Sarandon made an auspicious debut as Dennis Patrick's out-of-control daughter in John G. Avildsen's "Joe" in 1970, but her film career didn't take flight until trhe mid-'70s, starting with good roles in two 1974 TV films - George Schaefer's 1974 TV film, "F. Scott Fitzgerald and 'The Last of the Belles,'" opposite Richard Chamberlain and Blythe Danner, and Glenn Jordan's "Benjamin Franklin" miniseries, playing the wife of the young Ben Franklin, essayed by Beau Bridges. (Lloyd Bridges took over the Franklin role in his later years, and Sheree North, a great match-up for Sarandon, played his wife in middle age.)
Before long, she was back on the big screen, seguing into such titles as Sidney Lumet's bucolic "Lovin' Molly," also starring Danner and Bridges (plus Anthony Perkins); Billy Wilder's "The Front Page," playing Peggy Grant, Jack Lemmon's fiancée; George Roy Hill's criminally underseen "The Great Waldo Pepper," in which she and Margot Kidder vyed for daredevil Robert Redford; Gilbert Cates' "Dragonfly" (aka "One Summer Love"), an N. Richard Nash script starring (again) Beau Bridges, and John Leone's "The Last of the Cowboys" (aka, "The Great Smokey Roadblock"), with Henry Fonda and Eileen Brennan.
These promising titles went nowhere. Only Jim Sharman's 1975 "The Rocky Horror Picture Show," which must have seemed like a throwaway project at the time, is the one Sarandon film that managed to stick.
It was followed by two high-profile titles (Charles Jarrott's hugely commercial "The Other Side of Midnight" and Louis Malle's arty "Pretty Baby") and one in which she arguably gave her best performance of that period (Frank Pierson's "King of the Gypsies").

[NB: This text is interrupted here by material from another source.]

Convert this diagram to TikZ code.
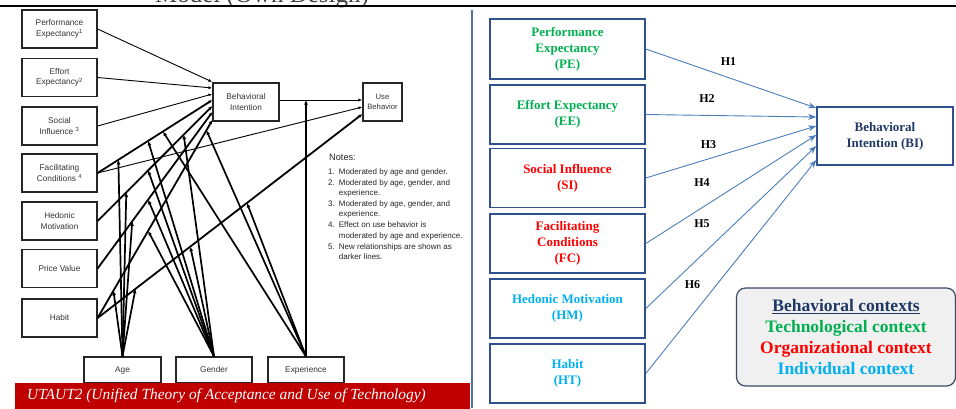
\documentclass[tikz,border=0pt]{standalone}
\usepackage{fontspec}
\setmainfont{Liberation Serif}
\newfontfamily\arialfont{Liberation Sans}
\usetikzlibrary{arrows.meta}

\definecolor{bannerred}{HTML}{C00000}
\definecolor{boxblue}{HTML}{2F528F}
\definecolor{arrowblue}{HTML}{4A7EBB}
\definecolor{techgreen}{HTML}{00B050}
\definecolor{orgred}{HTML}{FF0000}
\definecolor{indblue}{HTML}{00B0F0}
\definecolor{navytext}{HTML}{1F3864}
\definecolor{sepblue}{HTML}{5A6F99}
\definecolor{legendfill}{HTML}{F0F0F0}
\definecolor{legendline}{HTML}{3A4A66}

\begin{document}
\begin{tikzpicture}[x=1pt,y=-1pt,
  lbox/.style={draw=black!85, line width=1.2pt, minimum width=75pt, minimum height=38pt,
    inner sep=0.5pt, align=center, text=black!80,
    font=\arialfont\fontsize{8.3}{10.5}\selectfont},
  thinln/.style={line width=0.9pt, -{Latex[length=4pt,width=3pt]}},
  thickln/.style={line width=1.8pt, -{Latex[length=4pt,width=3.5pt]}},
  modln/.style={line width=1.7pt, -{Latex[length=4.5pt,width=4pt]}},
  rbox/.style={draw=boxblue, line width=1.5pt, minimum width=155pt, minimum height=59pt,
    inner sep=0pt, align=center, font=\bfseries\fontsize{13}{16}\selectfont},
  rarrow/.style={arrowblue, line width=0.9pt, -{Stealth[length=8pt,width=6pt,inset=2.5pt]}},
  hlabel/.style={font=\bfseries\fontsize{12}{12}\selectfont, inner sep=0pt}]

\useasboundingbox (0,0) rectangle (956,408);
\clip (0,0) rectangle (956,408);

% heading above the rule (only its lower edge lies inside the page)
\node[anchor=base, font=\fontsize{25}{25}\selectfont, text=black!75, inner sep=0pt]
  (heading) at (262,2.5) {Model (Own Design)};
\draw[line width=2.3pt] (0,6.3) -- (956,6.3);

% divider between the two models
\draw[sepblue, line width=1.3pt] (472,10) -- (472,408);

% ---------------- UTAUT2 model (left) ----------------
\node[lbox] (lpe) at (59.5,29)    {Performance\\Expectancy\textsuperscript{1}};
\node[lbox] (lee) at (59.5,77.5)  {Effort\\Expectancy\textsuperscript{2}};
\node[lbox] (lsi) at (59.5,126)   {Social\\Influence \textsuperscript{3}};
\node[lbox] (lfc) at (59.5,173)   {Facilitating\\Conditions \textsuperscript{4}};
\node[lbox] (lhm) at (59.5,221)   {Hedonic\\Motivation};
\node[lbox] (lpv) at (59.5,268.5) {Price Value};
\node[lbox] (lht) at (59.5,318)   {Habit};
\node[lbox, minimum width=66pt] (lbi) at (246,102)   {Behavioral\\Intention};
\node[lbox, minimum width=39pt, font=\arialfont\fontsize{7.7}{10.5}\selectfont]
  (lub) at (382.5,102) {Use\\Behavior};
\node[lbox, minimum width=77pt, minimum height=26pt] (lage) at (122.5,370) {Age};
\node[lbox, minimum width=76pt, minimum height=26pt] (lgen) at (214,370)   {Gender};
\node[lbox, minimum width=76pt, minimum height=26pt] (lexp) at (306,370)   {Experience};

% constructs -> behavioral intention / use behavior
\draw[thinln] (lpe.east) -- (lbi.west |- 0,82);
\draw[thinln] (lee.east) -- (lbi.west |- 0,88);
\draw[thinln] (lsi.east) -- (lbi.west |- 0,94);
\draw[thickln] (lfc.east) -- (lbi.west |- 0,100)
  coordinate[pos=0.181] (fcA) coordinate[pos=0.44] (fcG) coordinate[pos=0.569] (fcE);
\draw[thickln] (lhm.east) -- (lbi.west |- 0,106)
  coordinate[pos=0.25] (hmA) coordinate[pos=0.44] (hmG) coordinate[pos=0.75] (hmG2);
\draw[thickln] (lpv.east) -- (lbi.west |- 0,112)
  coordinate[pos=0.302] (pvA) coordinate[pos=0.44] (pvG);
\draw[thickln] (lht.east) -- (lbi.west |- 0,120)
  coordinate[pos=0.138] (htA) coordinate[pos=0.44] (htG) coordinate[pos=0.948] (htE);
\draw[thinln] (lfc.east) -- (lub.west |- 0,107);
\draw[thickln] (lht.east) -- (lub.west |- 0,114)
  coordinate[pos=0.143] (huA) coordinate[pos=0.35] (huG) coordinate[pos=0.564] (huE);
\draw[thinln] (lbi.east |- 0,100) -- (lub.west |- 0,100) coordinate[pos=0.321] (buE);

% moderators
\foreach \t in {fcA,hmA,pvA,htA,huA} \draw[modln] (lage.north) -- (\t);
\foreach \t in {fcG,hmG,pvG,htG,hmG2,huG} \draw[modln] (lgen.north) -- (\t);
\foreach \t in {fcE,htE,huE} \draw[modln] (lexp.north) -- (\t);
\draw[modln] (lexp.north) -- (lexp.north |- buE);

% notes
\node[anchor=north west, inner sep=0pt, text=black!85,
  font=\arialfont\fontsize{9.2}{10}\selectfont] (notes) at (329,154) {Notes:};
\node[anchor=north west, align=left, inner sep=0pt, text=black!85,
  font=\arialfont\fontsize{8}{10.4}\selectfont] (notelist) at (328,168) {%
1.\enspace Moderated by age and gender.\\[0.6pt]
2.\enspace Moderated by age, gender, and\\
\hphantom{2.\enspace}experience.\\[0.6pt]
3.\enspace Moderated by age, gender, and\\
\hphantom{3.\enspace}experience.\\[0.6pt]
4.\enspace Effect on use behavior is\\
\hphantom{4.\enspace}moderated by age and experience.\\[0.6pt]
5.\enspace New relationships are shown as\\
\hphantom{5.\enspace}darker lines.};

% caption banner
\node[fill=bannerred, minimum width=455pt, minimum height=26pt, inner sep=0pt,
  anchor=north west] (banner) at (15,383) {};
\node[anchor=west, text=white, inner sep=0pt,
  font=\itshape\fontsize{15.4}{15.4}\selectfont] (bannertext) at (27,396)
  {UTAUT2 (Unified Theory of Acceptance and Use of Technology)};

% ---------------- research model (right) ----------------
\node[rbox, text=techgreen, minimum height=60pt] (rpe) at (567.5,49)
  {Performance\\Expectancy\\(PE)};
\node[rbox, text=techgreen] (ree) at (567.5,114.5) {Effort Expectancy\\(EE)};
\node[rbox, text=orgred]    (rsi) at (567.5,178)   {Social Influence\\(SI)};
\node[rbox, text=orgred]    (rfc) at (567.5,243.5) {Facilitating\\Conditions\\(FC)};
\node[rbox, text=indblue]   (rhm) at (567.5,308.5) {Hedonic Motivation\\(HM)};
\node[rbox, text=indblue]   (rht) at (567.5,373.5) {Habit\\(HT)};
\node[rbox, text=navytext, minimum width=136pt, minimum height=58pt] (rbi) at (885,136)
  {Behavioral\\Intention (BI)};

\draw[rarrow] (rpe.east) -- (rbi.west |- 0,108);
\draw[rarrow] (ree.east) -- (rbi.west |- 0,117);
\draw[rarrow] (rsi.east) -- (rbi.west |- 0,126);
\draw[rarrow] (rfc.east) -- (rbi.west |- 0,135);
\draw[rarrow] (rhm.east) -- (rbi.west |- 0,146);
\draw[rarrow] (rht.east) -- (rbi.west |- 0,160);

\node[hlabel] (h1) at (728.5,62)  {H1};
\node[hlabel] (h2) at (707,98.5)  {H2};
\node[hlabel] (h3) at (708.5,145) {H3};
\node[hlabel] (h4) at (702,183)   {H4};
\node[hlabel] (h5) at (702,223.5) {H5};
\node[hlabel] (h6) at (692.5,284.5) {H6};

% legend
\node[draw=legendline, fill=legendfill, line width=1.2pt, rounded corners=9pt,
  minimum width=219pt, minimum height=98pt, inner sep=0pt, align=center,
  font=\bfseries\fontsize{17.5}{20.7}\selectfont] (legend) at (846,337)
  {\textcolor{navytext}{\underline{Behavioral contexts}}\\
   \textcolor{techgreen}{Technological context}\\
   \textcolor{orgred}{Organizational context}\\
   \textcolor{indblue}{Individual context}};
\end{tikzpicture}
\end{document}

Sarandon entered the 1980s with Jack Smight's "Loving Couples," with Shirley MacLaine, James Coburn and Stephen Collins; Malle's superb film of a John Guare story, "Atlantic City," opposite Burt Lancaster, and Joanthan Demme's TV film "Who Am I This Time?," based on a Kurt Vonnegut Jr. story and co-starring Christopher Walken. Her most disarming performance at this time came in Frank Perry's "Compromising Positions" (1985), a nimble comedy-mystery based on the Susan Isaacs novel.

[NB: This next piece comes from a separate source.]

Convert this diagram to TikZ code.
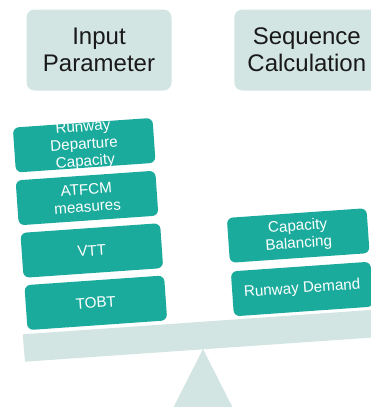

Prior to her belated breakthrough in Ridley Scott's "Thelma and Louis" in 1991, Sarandon bided her time in such variable films as Paul Mazurksy'a "Tempest," opposite John Cassavetes; George Miller's "The Witches of Eastwick"; Tony Scott's "The Hunger" (in which she famously got naked with and kissed Catherine Deneuve); Ron Shelton's "Bull Durham"; Robert Greenwald's "Sweet Hearts Dance," a pleasing relationship film about two intersecting couples, co-starring Don Johnson, Elizabeth Perkins and Jeff Daniels - definitely worth checking out - and, with less success, Pat O'Connor's "The January Man," Glenn Jordan's "The Buddy System," Luis Mandoki's"White Palace" and Euzhan Palcy's "A Dry White Season," each of which had a Sarandon moment.
Lately, Sarandon's career is best described as adventurous, as she's jumped from Paul Haggis' politically charged "In the Land of Elah" to Craig Gillespie's low-down "Mr. Woodcock" to John Turturro's experimental musical, "Romance & Cigarettes" (pictured above) to Kevin Lima's fanciful "Enchanted" to Peter Jackson's "The Lovely Bones" to Barry Levinson's HBO biopic on Jack Kevorkian, "You Don't Know Jack."

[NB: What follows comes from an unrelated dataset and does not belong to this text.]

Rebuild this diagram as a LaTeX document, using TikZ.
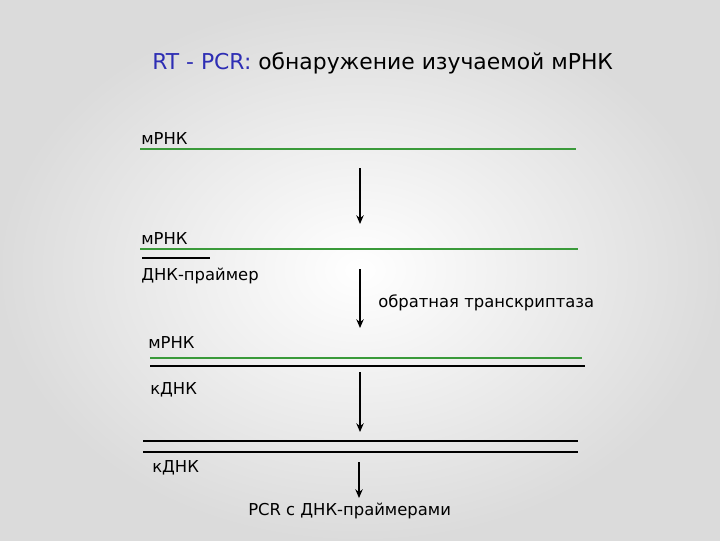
\documentclass[tikz,border=0pt]{standalone}
\usepackage{fontspec}
\setmainfont{DejaVu Sans}
\usetikzlibrary{arrows.meta}
\definecolor{titleblue}{HTML}{2E2EB4}
\definecolor{rnagreen}{HTML}{3A9A3A}
\tikzset{
  lbl/.style={anchor=base west, inner sep=0pt, font=\fontsize{12.3pt}{14pt}\selectfont},
  ttl/.style={anchor=base west, inner sep=0pt, font=\fontsize{16.4pt}{19pt}\selectfont},
  rna/.style={draw=rnagreen, line width=1.7pt},
  dna/.style={draw=black, line width=1.9pt},
  flow/.style={draw=black, line width=1.7pt, -{Stealth[length=6.5pt,width=5.5pt]}}
}
\begin{document}
\begin{tikzpicture}[x=0.75pt,y=-0.75pt]
\useasboundingbox (0,0) rectangle (720,540);
\shade[inner color=white, outer color=black!14] (0,0) rectangle (720,540);
% title
\node[ttl] (title) at (152,69) {\textcolor{titleblue}{RT - PCR:} обнаружение изучаемой мРНК};
% step 1
\node[lbl] (m1) at (141,144) {мРНК};
\coordinate (g1a) at (140,149); \coordinate (g1b) at (576,149);
\draw[rna] (g1a) -- (g1b);
\coordinate (a1s) at (360,168); \coordinate (a1e) at (360,224);
\draw[flow] (a1s) -- (a1e);
% step 2
\node[lbl] (m2) at (141,244) {мРНК};
\coordinate (g2a) at (140,249); \coordinate (g2b) at (578,249);
\draw[rna] (g2a) -- (g2b);
\coordinate (p1a) at (142,258); \coordinate (p1b) at (210,258);
\draw[dna] (p1a) -- (p1b);
\node[lbl] (primer) at (141,280) {ДНК-праймер};
\coordinate (a2s) at (360,269); \coordinate (a2e) at (360,328);
\draw[flow] (a2s) -- (a2e);
\node[lbl] (rt) at (378,307) {обратная транскриптаза};
% step 3
\node[lbl] (m3) at (148,348) {мРНК};
\coordinate (g3a) at (150,358); \coordinate (g3b) at (582,358);
\draw[rna] (g3a) -- (g3b);
\coordinate (c1a) at (150,366); \coordinate (c1b) at (585,366);
\draw[dna] (c1a) -- (c1b);
\node[lbl] (k1) at (150,394) {кДНК};
\coordinate (a3s) at (360,372); \coordinate (a3e) at (360,432);
\draw[flow] (a3s) -- (a3e);
% step 4
\coordinate (d1a) at (143,441); \coordinate (d1b) at (578,441);
\draw[dna] (d1a) -- (d1b);
\coordinate (d2a) at (143,452); \coordinate (d2b) at (578,452);
\draw[dna] (d2a) -- (d2b);
\node[lbl] (k2) at (152,472) {кДНК};
\coordinate (a4s) at (359,462); \coordinate (a4e) at (359,498);
\draw[flow] (a4s) -- (a4e);
\node[lbl] (pcr) at (248,515) {PCR с ДНК-праймерами};
\end{tikzpicture}
\end{document}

She found time in 2010 to make two titles with Michael Douglas - Oliver Stone's "Wall Street - Money Never Sleeps" and Brian Koppelman and David Levien's "Solitary Man."
Two of Sarandon's most recent films which remain nearly unseen are Paolo Barzman's "Emotional Arithmatic," co-starring Max Von Sydown, Gabriel Byrne and Christopher Plummer, and Ann Turner's Australian-made "Irresistible," in which Sarandon and Emily Blunt knock heads over Sam Neill, their shared romantic pursuit.
Hard to believe that this 2006 film has yet to see the light of day in an American movie house.
The titles included in BAM's much-deserved Sarandon celebration are Paul Schrader's "Light Sleeper," Robert Benton's "Twilight," Stanley Tucci's "Joe Gould's Secret" and her Oscar-winner, Tim Robbins' "Dead Man Walking," plus the aforementioned "The Front Page," "Thelma and Louise," "Romance and Cigarettes," "Pretty Baby," "Atlantic City," "The Witches of Eastwick," "The Hunger" and "Bull Durham"; the location of the retrospect is the BAM Rose Cinemas, located in the Peter Jay Sharp Building at 30 Lafayette Avenue.